The apples were beautiful. The baby oranges were beautiful. The navel oranges… They didn’t seem to dry as the others and their color wasn’t as spectacular. Maybe I needed to try them again.
So I decided to give it a third go today. I wanted to dry some orange and lemon slices to keep on hand for added to teas and syrups.
Y’all, it went so bad.
First, I was cocky and didn’t go over any of my instructions. I set the oven to 200 but forgot to turn on the convection setting.
Second, I was rushed. We were in the middle of cleaning out the laundry room downstairs in preparation of moving down the extra refrigerator from the garage. So when I cut my orange slices… Let’s just say they weren’t uniform and they were quite a bit thicker than my previous batches. I slowed down with the lemons and got closer to my desired thinness.
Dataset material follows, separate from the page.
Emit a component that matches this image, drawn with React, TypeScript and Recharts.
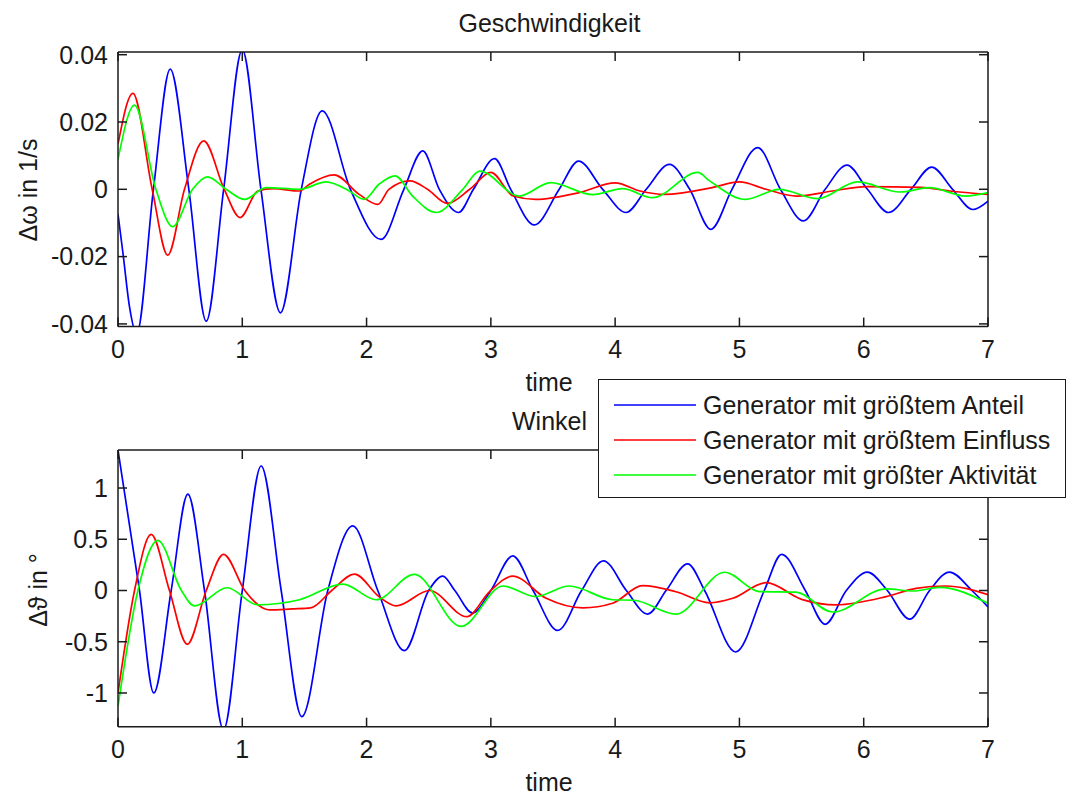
import React from 'react';
import { LineChart, Line, XAxis, YAxis, Legend, Label } from 'recharts';

const timeTicks = [0, 1, 2, 3, 4, 5, 6, 7];
const speedTicks = [-0.04, -0.02, 0, 0.02, 0.04];
const angleTicks = [-1, -0.5, 0, 0.5, 1];

const seriesNames = [
  'Generator mit größtem Anteil',
  'Generator mit größtem Einfluss',
  'Generator mit größter Aktivität',
];
const seriesColors = ['#0000ff', '#ff0000', '#00ff00'];

// Geschwindigkeit (Δω in 1/s) : [time, value]
const speedAnteil = [
  [0, -0.0074], [0.04, -0.019], [0.093, -0.035], [0.15, -0.043], [0.285, 0], [0.42, 0.0357],
  [0.57, 0], [0.71, -0.0392], [0.85, 0], [1.0, 0.0415], [1.15, 0], [1.307, -0.0367],
  [1.475, 0], [1.643, 0.0233], [1.87, 0], [2.117, -0.0149], [2.3, 0], [2.452, 0.0114],
  [2.585, 0], [2.74, -0.0069], [2.86, 0], [3.03, 0.0091], [3.16, 0], [3.35, -0.0106],
  [3.55, 0], [3.705, 0.0084], [3.9, 0], [4.088, -0.0069], [4.25, 0], [4.437, 0.0074],
  [4.6, 0], [4.77, -0.0119], [4.94, 0], [5.147, 0.0124], [5.33, 0], [5.515, -0.0094],
  [5.69, 0], [5.866, 0.0072], [6.03, 0], [6.2, -0.0069], [6.38, 0], [6.547, 0.0066],
  [6.715, 0], [6.877, -0.006], [7.0, -0.0035],
];
const speedEinfluss = [
  [0, 0.0134], [0.12, 0.0285], [0.275, 0], [0.4, -0.0196], [0.535, 0], [0.69, 0.0144],
  [0.855, 0], [0.983, -0.0084], [1.125, -0.0005], [1.25, 0.0002], [1.46, -0.0005],
  [1.54, 0.0015], [1.74, 0.0043], [1.94, -0.0015], [2.09, -0.0045], [2.18, 0], [2.35, 0.0025],
  [2.49, 0], [2.65, -0.0042], [2.83, 0], [3.0, 0.005], [3.18, -0.002], [3.36, -0.003],
  [3.71, -0.001], [4.0, 0.0019], [4.2, -0.0005], [4.4, -0.0015], [4.78, 0.0005], [5.0, 0.0022],
  [5.215, 0], [5.46, -0.002], [5.75, -0.0005], [6.02, 0.0008], [6.46, 0.0006], [6.69, -0.0005],
  [7.0, -0.0015],
];
const speedAktivitaet = [
  [0, 0.0089], [0.133, 0.025], [0.305, 0], [0.44, -0.0111], [0.6, 0], [0.72, 0.0037],
  [0.87, 0], [1.02, -0.003], [1.19, 0.0005], [1.46, 0], [1.675, 0.0022], [1.86, -0.0005],
  [1.98, -0.003], [2.1, 0.0015], [2.23, 0.004], [2.37, -0.002], [2.56, -0.0069], [2.774, 0],
  [2.91, 0.0054], [3.23, -0.002], [3.48, 0.002], [3.82, -0.0016], [4.06, 0.0002], [4.3, -0.0025],
  [4.665, 0.005], [4.76, 0.0025], [5.05, -0.003], [5.32, 0], [5.63, -0.0028], [5.95, 0.0022],
  [6.29, -0.0008], [6.53, 0.0005], [6.82, -0.002], [7.0, -0.001],
];

// Winkel (Δϑ in °) : [time, value]
const angleAnteil = [
  [0, 1.37], [0.173, 0], [0.288, -1.0], [0.428, 0], [0.562, 0.94], [0.696, 0], [0.849, -1.36],
  [1.0, 0], [1.152, 1.215], [1.313, 0], [1.479, -1.23], [1.688, 0], [1.889, 0.63], [2.09, 0],
  [2.305, -0.587], [2.5, 0], [2.613, 0.14], [2.71, 0], [2.854, -0.22], [3.0, 0], [3.176, 0.337],
  [3.34, 0], [3.538, -0.39], [3.73, 0], [3.906, 0.29], [4.09, 0], [4.262, -0.23], [4.41, 0],
  [4.584, 0.26], [4.72, 0], [4.97, -0.6], [5.2, 0], [5.34, 0.353], [5.53, 0], [5.69, -0.33],
  [5.86, 0], [6.03, 0.18], [6.19, 0], [6.37, -0.28], [6.53, 0], [6.69, 0.18], [6.87, 0],
  [7.0, -0.16],
];
const angleEinfluss = [
  [0, -1.0], [0.133, 0], [0.267, 0.548], [0.414, 0], [0.557, -0.525], [0.71, 0], [0.849, 0.353],
  [1.02, 0], [1.165, -0.17], [1.22, -0.19], [1.4, -0.18], [1.55, -0.17], [1.72, 0], [1.903, 0.16],
  [2.1, -0.06], [2.238, -0.15], [2.506, 0], [2.806, -0.255], [2.99, -0.01], [3.176, 0.14],
  [3.445, -0.076], [3.74, -0.17], [3.98, -0.125], [4.22, 0.047], [4.49, -0.012], [4.76, -0.12],
  [4.946, -0.076], [5.215, 0.076], [5.5, -0.086], [5.78, -0.14], [6.18, -0.06], [6.42, 0.02],
  [6.66, 0.044], [7.0, -0.04],
];
const angleAktivitaet = [
  [0, -1.13], [0.16, 0], [0.32, 0.49], [0.51, 0], [0.615, -0.15], [0.878, 0.027], [1.125, -0.14],
  [1.46, -0.09], [1.81, 0.063], [2.077, -0.09], [2.385, 0.158], [2.76, -0.35], [3.096, 0.044],
  [3.36, -0.06], [3.63, 0.044], [3.98, -0.09], [4.15, -0.095], [4.49, -0.23], [4.88, 0.178],
  [5.16, -0.01], [5.455, -0.015], [5.75, -0.21], [6.18, 0.015], [6.4, -0.005], [6.61, 0.03],
  [7.0, -0.125],
];

const toPoints = (arr: number[][]) => arr.map(([t, v]) => ({ t, v }));

const FONT = '"Liberation Sans", Arial, Helvetica, sans-serif';
const INK = '#1a1a1a';
const FS = 25;
const axisStroke = { stroke: INK, strokeWidth: 1.5 };

const renderLegend = (props: any) => {
  const payload = props.payload || [];
  return (
    <div
      style={{
        width: 468,
        height: 119,
        boxSizing: 'border-box',
        border: `1.5px solid ${INK}`,
        background: '#fff',
        position: 'relative',
        fontFamily: FONT,
      }}
    >
      {payload.map((p: any, i: number) => (
        <div
          key={i}
          style={{
            position: 'absolute',
            left: 0,
            top: 25 + 35 * i - 17,
            height: 34,
            display: 'flex',
            alignItems: 'center',
          }}
        >
          <svg width={112} height={34} style={{ display: 'block' }}>
            <line x1={15} x2={97} y1={17} y2={17} stroke={p.color} strokeWidth={1.7} />
          </svg>
          <span style={{ fontSize: FS, color: INK, marginLeft: -8, whiteSpace: 'nowrap' }}>{p.value}</span>
        </div>
      ))}
    </div>
  );
};

type PanelProps = {
  title: string;
  yLabel: string;
  yLabelX: number;
  yLabelY: number;
  yDomain: number[];
  yTicks: number[];
  series: number[][][];
  marginBottom: number;
  legend?: boolean;
};

function Panel(p: PanelProps) {
  return (
    <LineChart width={1072} height={398} margin={{ top: 51, right: 83, bottom: p.marginBottom, left: 58 }}>
      <XAxis
        xAxisId="bottom"
        orientation="bottom"
        type="number"
        dataKey="t"
        domain={[0, 7]}
        ticks={timeTicks}
        interval={0}
        height={30}
        tickSize={-9}
        tickMargin={22.5}
        axisLine={axisStroke}
        tickLine={axisStroke}
        tick={{ fill: INK, fontSize: FS }}
        allowDataOverflow
      >
        <Label value="time" position="bottom" offset={17} dx={-4} fontSize={FS} fill={INK} />
      </XAxis>
      <XAxis
        xAxisId="top"
        orientation="top"
        type="number"
        dataKey="t"
        domain={[0, 7]}
        ticks={timeTicks}
        interval={0}
        height={1}
        tickSize={-9}
        axisLine={axisStroke}
        tickLine={axisStroke}
        tickFormatter={() => ''}
        allowDataOverflow
      >
        <Label value={p.title} position="top" offset={19.5} dx={-3.5} fontSize={FS} fill={INK} />
      </XAxis>
      <YAxis
        yAxisId="left"
        orientation="left"
        type="number"
        domain={p.yDomain}
        ticks={p.yTicks}
        interval={0}
        width={60}
        tickSize={-9}
        tickMargin={19}
        axisLine={axisStroke}
        tickLine={axisStroke}
        tick={{ fill: INK, fontSize: FS }}
        allowDataOverflow
      >
        <Label
          content={() => (
            <text
              x={p.yLabelX}
              y={p.yLabelY}
              transform={`rotate(-90 ${p.yLabelX} ${p.yLabelY})`}
              textAnchor="middle"
              fontSize={FS}
              fill={INK}
            >
              {p.yLabel}
            </text>
          )}
        />
      </YAxis>
      <YAxis
        yAxisId="right"
        orientation="right"
        type="number"
        domain={p.yDomain}
        ticks={p.yTicks}
        interval={0}
        width={1}
        tickSize={-9}
        axisLine={axisStroke}
        tickLine={axisStroke}
        tickFormatter={() => ''}
        allowDataOverflow
      />
      {p.series.map((s, i) => (
        <Line
          key={i}
          xAxisId="bottom"
          yAxisId="left"
          data={toPoints(s)}
          dataKey="v"
          name={seriesNames[i]}
          stroke={seriesColors[i]}
          strokeWidth={1.7}
          dot={false}
          activeDot={false}
          type="monotone"
          isAnimationActive={false}
        />
      ))}
      {p.legend && (
        <Legend
          layout="horizontal"
          verticalAlign="middle"
          align="center"
          content={renderLegend}
          wrapperStyle={{ left: 598, top: -19, width: 468, height: 119 }}
        />
      )}
    </LineChart>
  );
}

export default function App() {
  return (
    <div
      style={{
        position: 'absolute',
        left: 0,
        top: 0,
        width: 1072,
        height: 796,
        background: '#fff',
        fontFamily: FONT,
      }}
    >
      <div style={{ position: 'absolute', left: 0, top: 0 }}>
        <Panel
          title="Geschwindigkeit"
          yLabel="Δω in 1/s"
          yLabelX={36.5}
          yLabelY={190}
          yDomain={[-0.0408, 0.0408]}
          yTicks={speedTicks}
          series={[speedAnteil, speedEinfluss, speedAktivitaet]}
          marginBottom={41.4}
        />
      </div>
      <div style={{ position: 'absolute', left: 0, top: 398 }}>
        <Panel
          title="Winkel"
          yLabel="Δϑ in °"
          yLabelX={47}
          yLabelY={192}
          yDomain={[-1.329, 1.371]}
          yTicks={angleTicks}
          series={[angleAnteil, angleEinfluss, angleAktivitaet]}
          marginBottom={39.3}
          legend
        />
      </div>
    </div>
  );
}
Third, I got distracted. Did I mention we were moving the refrigerator downstairs? That sounds like a simple endeavor but it ended up being anything but simple. We had to take out the freezer that as currently in he basement. We had to remove some shelving. We needed a different dolly. We had to take off the banister. We had to take off the exterior door. We had to take out the exterior door frame and all the surrounding trim.
It was an adventure. An all day, I completely forgot about the citrus in the oven, kind of adventure.
I mean, I did remember to flip them once or twice but they were in there much longer than four hours.
So this batch definitely won’t be going in my witchy cabinet for tea, but I’m sure we’ll try again in a few days.
The main things that I’ve learned are:
- Don’t forget that you have things drying in the oven!
- Use your convection bake setting or cook it lower than 200 degrees.
- Pay attention when you’re slicing. Even if the slices aren’t super thin, they still need to be uniform.
- Flip, flip, flip!
- Take your slices out when they are still vibrant and feel like a fruit roll up in the middle. They should be a wee bendy still.
- Let your slices cool and continue drying overnight on a cooling rack.
Now of course you know that we don’t just decorate with orange slices because they are pretty. We decorate with orange slices to remind us during the dark winter season that the sun will return. And if a little magick gets mixed in with it, so much the better.
Oranges have long been associated with the sun and so it is not surprise to see them used in winter decorations. Several ancestral traditions celebrate the return of the sun god on the winter solstice and there is no sunnier fruit than the orange to herald his coming.
Magickal Properties of Oranges
- Home and business blessings
Dried oranges can be used for more than altars and garlands. Add them to teas, syrups, potions, sugars, and salts. After the holidays, take them outside for the wildlife to feast. Sharing our abundance from nature with nature helps maintain balance and who knows? Maybe one day our Disney promises of woodland creature helpers will come true and a whole generation of kitchen witches will live happily ever after with their forest friends.